Aslında Gönül de arıza bakmayın... Bu konuda Behzat'la benzeşiyorlar, birbirlerinin karanlık yönlerini tamamlıyorlar. Neden hayır diyemiyor? İnanın eğer karşılıksız bir aşk yaşıyorsanız, hayır diyebilmek çok büyük bir lükstür, işte Gönül'ün böyle bir lüksü yok. O da çoğu zaman hayır diyebilmeyi, neden diye sormayı, ne zaman demeyi hatta "Beni seviyor musun?" diye sormayı çok istiyor ama alacağı ya da alamayacağı cevaplardan çok korkuyor. Behzat'ın hayatından tamamen çıkmasındansa, yarım yamalak da olsa bir yanıyla kalmasına razı oluyor. Neden hayır diyemiyor, çünkü onsuzluktan korkuyor...
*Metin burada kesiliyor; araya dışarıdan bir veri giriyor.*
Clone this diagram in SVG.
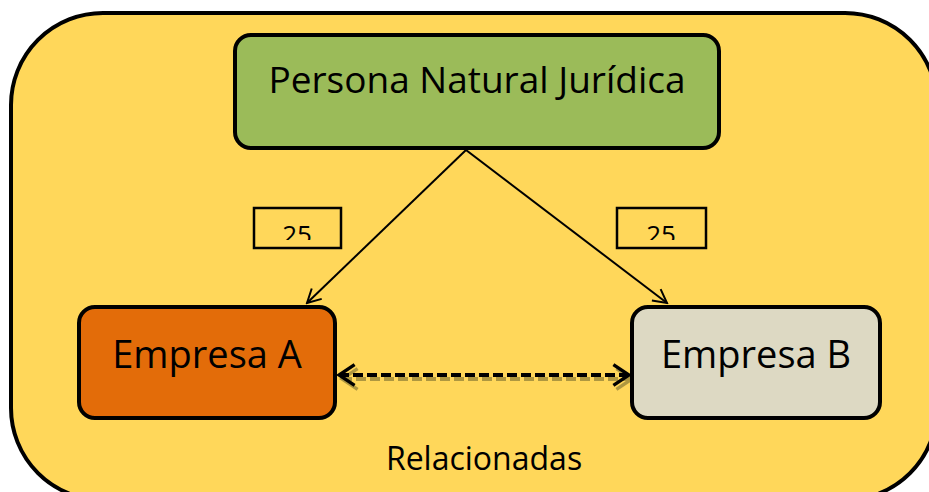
<svg xmlns="http://www.w3.org/2000/svg" width="929" height="492" viewBox="0 0 929 492">
<style>
.box{stroke:#000;stroke-width:4}
.lbl{font-family:"Open Sans","Liberation Sans",sans-serif;fill:#000;text-anchor:middle}
.conn{stroke:#000;stroke-width:2;fill:none}
</style>
<defs>
<marker id="open" viewBox="0 0 20 20" refX="18" refY="10" markerWidth="18" markerHeight="18" markerUnits="userSpaceOnUse" orient="auto">
<path d="M3,2 L18,10 L3,18" fill="none" stroke="#000" stroke-width="2.2"/>
</marker>
<marker id="openD" viewBox="0 0 20 20" refX="18" refY="10" markerWidth="26" markerHeight="26" markerUnits="userSpaceOnUse" orient="auto-start-reverse">
<path d="M6,2 L18,10 L6,18" fill="none" stroke="#000" stroke-width="2.6"/>
</marker>
<marker id="openS" viewBox="0 0 20 20" refX="18" refY="10" markerWidth="26" markerHeight="26" markerUnits="userSpaceOnUse" orient="auto-start-reverse">
<path d="M6,2 L18,10 L6,18" fill="none" stroke="#a08c3c" stroke-width="2.6"/>
</marker>
<clipPath id="c1"><rect x="255" y="209" width="85" height="31"/></clipPath>
<clipPath id="c2"><rect x="618" y="209" width="87" height="31"/></clipPath>
</defs>
<g id="background">
<rect x="11" y="13" width="926" height="487" rx="92" ry="92" fill="#FFD75A" stroke="#000" stroke-width="4"/>
</g>
<g id="connectors">
<line x1="342" y1="379" x2="632" y2="379" stroke="#a08c3c" stroke-width="4" stroke-dasharray="10,4" marker-start="url(#openS)" marker-end="url(#openS)" opacity="0.85"/>
<line x1="339" y1="375" x2="629" y2="375" stroke="#000" stroke-width="4" stroke-dasharray="10,4" marker-start="url(#openD)" marker-end="url(#openD)"/>
<line class="conn" x1="466" y1="150" x2="307" y2="303" marker-end="url(#open)"/>
<line class="conn" x1="466" y1="150" x2="667" y2="303" marker-end="url(#open)"/>
</g>
<g id="node-persona">
<rect class="box" x="235" y="35" width="484" height="113" rx="16" fill="#9BBB59"/>
<text class="lbl" x="477" y="93" font-size="37">Persona Natural Jurídica</text>
</g>
<g id="node-empresa-a">
<rect class="box" x="79" y="307" width="256" height="111" rx="16" fill="#E36C09"/>
<text class="lbl" x="207" y="368" font-size="38">Empresa A</text>
</g>
<g id="node-empresa-b">
<rect class="box" x="632" y="307" width="248" height="111" rx="16" fill="#DDD9C3"/>
<text class="lbl" x="756" y="368" font-size="38">Empresa B</text>
</g>
<g id="label-25-left">
<rect x="254" y="208" width="87" height="40" fill="none" stroke="#000" stroke-width="2.5"/>
<text class="lbl" x="297" y="244" font-size="26" clip-path="url(#c1)">25</text>
</g>
<g id="label-25-right">
<rect x="617" y="208" width="89" height="40" fill="none" stroke="#000" stroke-width="2.5"/>
<text class="lbl" x="661" y="244" font-size="26" clip-path="url(#c2)">25</text>
</g>
<g id="label-relacionadas">
<text class="lbl" x="484" y="470" font-size="32">Relacionadas</text>
</g>
</svg>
Behzat Ç.'de kadın karakterlerin derinliksiz çizildiğine dair eleştiriler var. Senaryoyu okurken böyle bir hisse kapıldığınız oluyor mu?
Ayça Eren:
Şu an öyle görünüyor olabilir fakat zamanla her karakter daha iyi çözümlenecektir. Zaten diziyi Behzat'ın gözünden izliyoruz ağırlıklı olarak. Şu durumda seyirci de Behzat'la beraber tanıyacak kadın karakterlerin çoğunu.
Pelinsu Pir:
İlk başlarda hem senaryoyu okurken hem de karakteri yani Gönül'ü canlandırırken, evet, bu konudan biraz rahatsız oldum. Gönül kimdi, neden pavyonda çalışıyordu, Behzat'la nasıl tanıştı, pavyon dışındaki hayatında neler oluyor, kimi kimsesi yok mu vs... Bu sorular kafamı çokça meşgul etti. Fakat dizi ilerledikçe gördüm ki bu sorular ufacık detaylarla cevaplanmaya başlıyor. Bu diziyi özel kılan da zaten bu değil mı? Hiçbir konuyu abartmadan, kimsenin gözüne sokmadan ufacık detaylarla vermesi... Ama yine de sorular bitmez tabi ki. Ve ben de en az seyirciler kadar merakla bekliyorum cevapları.
Seda Bakan:
Kadın ya da erkek ayrımı yapıldığını düşünmüyorum. Ama zaten bu Behzat Ç.'nin hikayesi. Doğal olarak ön plandaki karakter erkek olunca insanlar böyle düşünüyor olabilir.
Canan Ergüder:
Hayır, bu hisse doğrusu kapılmıyorum. Hatta elimden geldiğince derinlik katmaya çalışarak oynuyorum. Yalnız, şöyle bir gerçek var.Bu dizide tek bir ana karakter. Diğer karekterlerin hepsi yan karekterler.Ama bu demek değilki, bu karekterler işlenmeyecek. Sadece biraz zaman gerekiyor onları daha iyi tanımak için.Senaryoda aslında Türk dizilerinde daha önceden görmediğimiz bir format uygulanıyor bence. Biz seyirci olarak özellikle kadın yan karakterleri Behzat Ç.'nin gözünden görüyoruz. Bence bunun önemli bir sebebi var. Behzat Ç. kadınlarla olan iletişimi. Ya da daha doğrusu iletişimsizliği. Şimdilik bu ilişkilerin derinine inilmedi. Ama bu bir dizi ve hepimiz de uzun soluklu olmasını istiyoruz. Yavaş yavaş, Behzat Ç.'nin psikolojisinin derinliklerine inerek bu ilişkileri ve bunlardan çıkarak karakterleri görmek daha anlamlı olacaktır.
Ayça Varlıer:
Bu bir polisiye dizisi ve neticede çok maskülen bir yapısı var. Altyapısı romana dayalı olduğu için sağlam;ama matematiği farklı olan bir senaryo tekniğiyle yazılıyor. Polisiye dizisi olduğu için doğal olarak ağırlık Behzat'a ve polis ekibindeki erkek karakterlere veriliyor. Her birinin hikayesi polisiye olayların ekseninde örgülendiği için hikayeleri birbiriyle bağlantılı hale geliyor. Behzat karakterinin kadınlarla ilgili büyük travmaları var.Aşık olduğu kadın onunla polis olduğu için evlenmemiş. Karısı onu başka biri için terk etmiş ve kızı intihar etmiş. Bağlanmaktan ve yakınlık kurmaktan çekinen bir anti kahraman. Belki de senaryoda kadın karakterlerin 3 boyutlu hale gelmesi biraz zaman alabilir. Behzat'ın etrafında olan kadın karakterlerinin hikayeleri detaylı işlenmiyor olsa da bence çıkan sonuç başarılı ve ilerki bölümlerde daha da iyi olacağına inanıyorum.